Youth can be the most effective advocates for anti-tobacco measures. Tobacco use is started and established primarily during adolescence. According to the Center for Disease and Control (CDC) Youth and Tobacco Use Fact Sheet, 90% of smokers begin before they are 18 years of age. Each day in the United States, more than 3,200 youth aged 18 years or younger smoke their first cigarette, and an additional 2,100 youth and young adults become daily cigarette smokers. Youth are not desensitized to the impact that tobacco has on important adults in their lives. Youth-led engagement, when supported by community engagement strategies, is an evidence-based way to move tobacco policy initiatives forward.

A recent example of a successful youth engagement campaign are OVX groups providing their stories and local data at the state legislature. In 2019 three OVX groups testified in front of committees, answering questions about vaping, flavors and tobacco use in their school community. Over the past years youth have been involved in educating on the dangers of exposure from smoking in cars, the thousands of flavors available in vaping products and the concerning rise of electronic vapor products in local schools. In 2019, the Vermont State Legislature passed three prevention bills to increase the age to purchase to 21, restrict online purchasing of e-cigarettes and establish a first-ever tax on e-cigarettes and price parity among tobacco products in Vermont. garettes. On July 1, 2016, Act 108 was passed, making Vermont became the ninth state to prohibit the use of electronic cigarettes (defined as tobacco substitutes in Vermont) in the same manner and in the same locations as lighted tobacco products

The collaboration between Agency of Education and the Vermont Department of Health turns the curve by providing funding to youth groups along with training and technical assistance. This includes providing guidance on how to run effective youth groups, distributing information to motivate and inform coalition leaders, and connecting youth groups with opportunities to talk with decision makers or the media.
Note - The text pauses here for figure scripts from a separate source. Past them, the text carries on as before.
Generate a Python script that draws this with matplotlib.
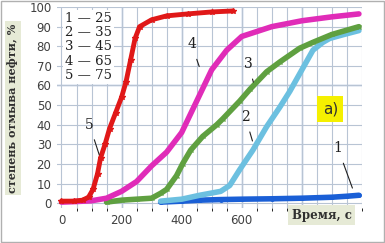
import numpy as np
import matplotlib.pyplot as plt
from matplotlib.patches import Rectangle

# curve 1 (25)
t1 = [330, 400, 460, 530, 600, 700, 800, 900, 950, 990]
y1 = [0.5, 1.0, 1.5, 1.8, 2.0, 2.2, 2.5, 3.0, 3.5, 4.0]
# curve 2 (35)
t2 = [330, 400, 460, 530, 560, 593, 637, 683, 727, 760, 793, 837, 870, 893, 940, 990]
y2 = [1.0, 2.0, 4.0, 6.0, 9.0, 17, 27, 39, 49, 57, 66, 78, 82, 84, 86, 88]
# curve 3 (45)
t3 = [150, 200, 250, 300, 330, 350, 383, 403, 430, 470, 517, 537, 593, 627, 683, 727, 793, 837, 900, 990]
y3 = [0.5, 1.5, 2.0, 2.5, 5, 7, 14, 20, 27, 34, 40, 43, 52, 58, 67, 72, 79, 82, 86, 90]
# curve 4 (65)
t4 = [0, 50, 100, 150, 200, 250, 300, 350, 400, 450, 500, 550, 600, 700, 800, 900, 990]
y4 = [0.5, 0.8, 1.2, 2.5, 6, 11, 19, 26, 36, 52, 68, 78, 85, 90, 93, 95, 96.5]
# curve 5 (75)
t5 = [0, 40, 70, 90, 105, 120, 130, 145, 160, 180, 200, 215, 230, 245, 260, 300, 350, 420, 500, 570]
y5 = [1, 1, 1.5, 3, 7, 15, 23, 30, 38, 46, 54, 62, 73, 84, 90, 93.5, 95.5, 96.5, 97.5, 98]

legend_lines = ["1 — 25", "2 — 35", "3 — 45", "4 — 65", "5 — 75"]

fig = plt.figure(figsize=(3.85, 2.43), dpi=100)
fig.patches.append(Rectangle((0.002, 0.004), 0.995, 0.99, transform=fig.transFigure,
                             fill=False, edgecolor='#b0b0b0', lw=1))
ax = fig.add_axes([0.148, 0.144, 0.792, 0.827])

ax.set_xlim(-15, 1000)
ax.set_ylim(-2.5, 100)
ax.set_xticks([0, 200, 400, 600])
ax.set_xticks(np.arange(0, 1001, 50), minor=True)
ax.set_yticks(np.arange(0, 101, 10))
ax.grid(True, which='both', color='#b8c4d4', lw=0.8)
for x in [200, 400, 600, 800]:
    ax.axvline(x, color='#5a86b8', lw=0.9, zorder=0.5)
ax.axhline(60, color='#5a86b8', lw=0.9, zorder=0.5)
ax.set_axisbelow(True)
for s in ax.spines.values():
    s.set_visible(False)
ax.tick_params(length=0, labelsize=8.5, colors='#404040', pad=4)

kw = dict(solid_capstyle='round', solid_joinstyle='round')
ax.plot(t1, y1, color='#1a5fd6', lw=4, marker='o', ms=2.5, **kw)
ax.plot(t2, y2, color='#6cc0e0', lw=4, **kw)
ax.plot(t3, y3, color='#5fa040', lw=4, marker='x', ms=3, **kw)
ax.plot(t4, y4, color='#e02cb8', lw=4, **kw)
ax.plot(t5, y5, color='#e01818', lw=3.5, marker='*', ms=4, **kw)

# curve labels with leader lines
lbl = dict(fontsize=10, family='DejaVu Serif', color='#202020', ha='center', va='center')
arr = dict(arrowstyle='-', lw=0.8, color='#202020', shrinkA=4, shrinkB=1)
ax.annotate('5', xy=(127, 24), xytext=(93, 40), arrowprops=arr, **lbl)
ax.annotate('4', xy=(460, 69), xytext=(433, 81), arrowprops=arr, **lbl)
ax.annotate('3', xy=(640, 61), xytext=(622, 71), arrowprops=arr, **lbl)
ax.annotate('2', xy=(637, 31), xytext=(612, 44), arrowprops=arr, **lbl)
ax.annotate('1', xy=(970, 7), xytext=(920, 28), arrowprops=arr, **lbl)

ax.text(12, 97.5, "\n".join(legend_lines), fontsize=9.5, family='DejaVu Serif', va='top',
        linespacing=1.12, color='#202020',
        bbox=dict(facecolor='white', edgecolor='none', pad=1.5), zorder=5)

ax.text(895, 48, 'a)', fontsize=11, ha='center', va='center', color='#303030',
        bbox=dict(facecolor='#f5f000', edgecolor='none', boxstyle='square,pad=0.35'), zorder=5)

fig.text(0.033, 0.555, 'степень отмыва нефти, %', rotation=90, ha='center', va='center',
         fontsize=8, fontweight='bold', family='DejaVu Serif', color='#303030',
         bbox=dict(facecolor='#e6ead6', edgecolor='none', pad=1.8))
fig.text(0.835, 0.115, 'Время, с', ha='center', va='center',
         fontsize=8.5, fontweight='bold', family='DejaVu Serif', color='#303030',
         bbox=dict(facecolor='#e6ead6', edgecolor='none', pad=2.5))

fig.savefig('out.png', dpi=100)
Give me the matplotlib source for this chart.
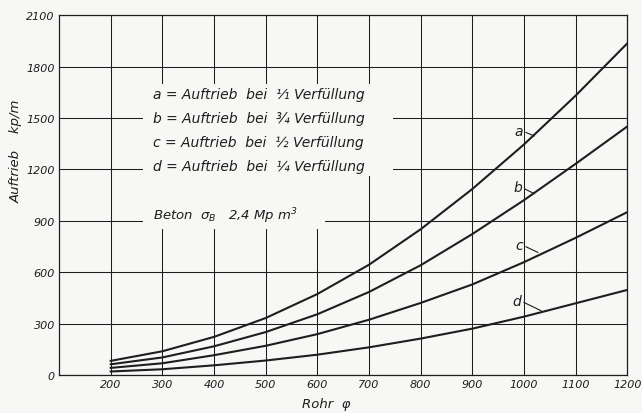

Counter marketing is a CDC recommended best practice area in tobacco control. Over the last several years, tobacco control efforts have begun to address the impact of point-of-sale, which combines restriction and reduction of advertising and youth access. This area of work is designed to counteract the retail environment, which research finds is more influential on youth smoking than peer pressure.

 

Action Plan

  • The Vermont Tobacco Control and Prevention Program will continue to partner with the Agency of Education to fund OVX and VKAT groups. OVX and VKAT groups are active from September through May of each school year.
  • The annual Youth Rally  at the Vermont statehouse, which is on February 13 this fiscal year (2024) and will seek to educate legislators on current products, flavors and youth use.
  • The Tobacco Control Program's CounterBalance campaign continues to provide education and engagement materials for parents, community and youth.